5. The method of claim 3, further comprising:

selecting, by an application server, an appropriate context VA dialog based on an extracted topic.

6. The method of claim 5, wherein at least one of the intents and entities is injected into the appropriate context VA dialog by the application server.

7. The method of claim 1, wherein the sentiments include a sentiment of a speaker in a media stream.

8. The method of claim 2, wherein the at least one machine learning (ML) model includes at least one of Automatic Speech Recognition (ASR), Natural Language Understanding (NLU) speaker diarization, sentiment analysis on media streams, and web analytics for product focus.

9. The method of claim 8, wherein the speaker diarization is implemented by a speaker diarization platform including a voice verification library to enable speaker identification.

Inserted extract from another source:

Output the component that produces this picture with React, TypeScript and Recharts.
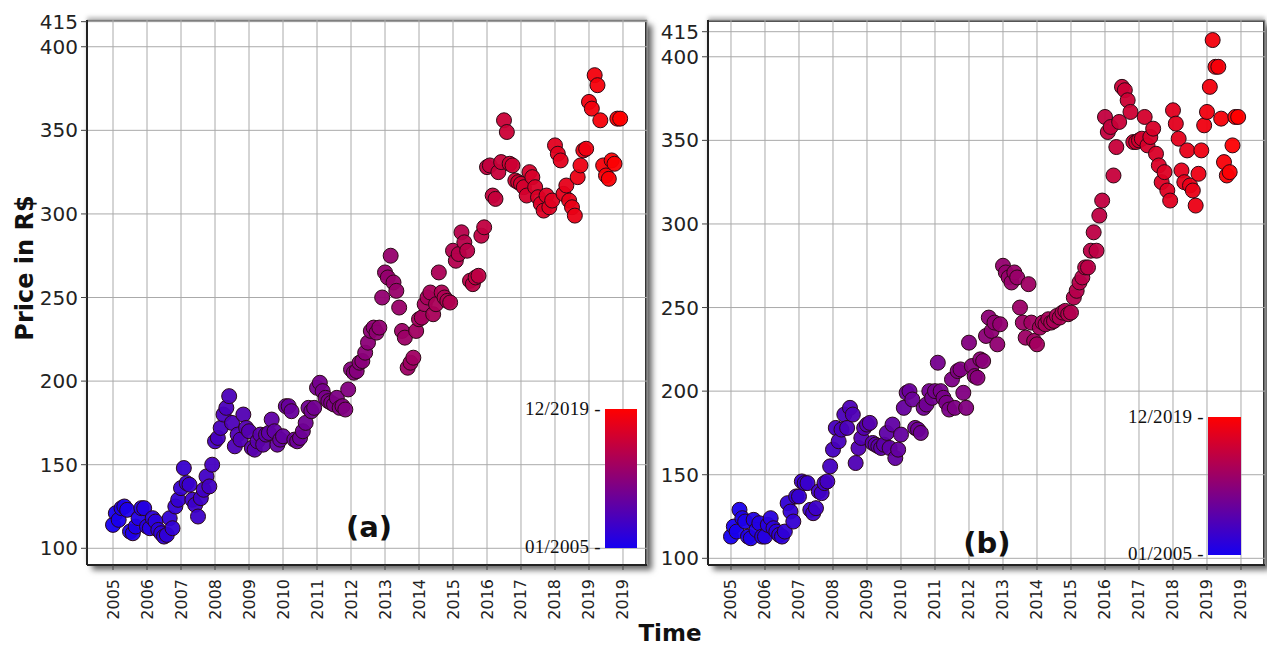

10. The method of claim 8, wherein the ASP. is implemented by an ASR platform having at least one open source remote procedure call (RPC) software protocol to enable a client application to request a speech recognition service.

11. A system for dynamically acquiring contextual information regarding digital media environment accessed by a user, comprising:

a virtual assistant (VA) configured to serve the user; and

an analysis engine configured to:

i) extract the contextual information dynamically from at least one of media content accessed by the user and webpage content accessed by the user; and

ii) inject the extracted contextual information into a VA memory to serve the user.

12. The system of claim 11, wherein the analysis engine is configured to analyze the extracted contextual information using at least one machine learning (ML) model.

13. The system of claim 12, wherein the extracted contextual information includes at least one of topics, intents, entities, sentiments, and products of interest.

14. The system of claim 12, wherein at least one of the intents and entities is provided by a Natural Language Understanding (NLU) machine learning model.

15. The system of claim 13, further comprising:

an application server configured to select an appropriate context VA dialog based on an extracted topic.

16. The system of claim 15, wherein at least one of the intents and entities is injected into the appropriate context VA dialog by the application server.

17. The system of claim 11, wherein the sentiments include a sentiment of a speaker in a media stream.

18. The system of claim 12, wherein the at least one machine learning (ML) model includes at least one of Automatic Speech Recognition (ASR), Natural Language Understanding (NLU), speaker diarization, sentiment analysis on media streams, and web analytics for product focus.

19. The system of claim 18, wherein the speaker diarization is implemented by a speaker diarization platform including a voice verification library to enable speaker identification.

20. The system of claim 18, wherein the ASR is implemented by an ASR platform having at least one open source remote procedure call (RPC) software protocol to enable a client application to request a speech recognition service.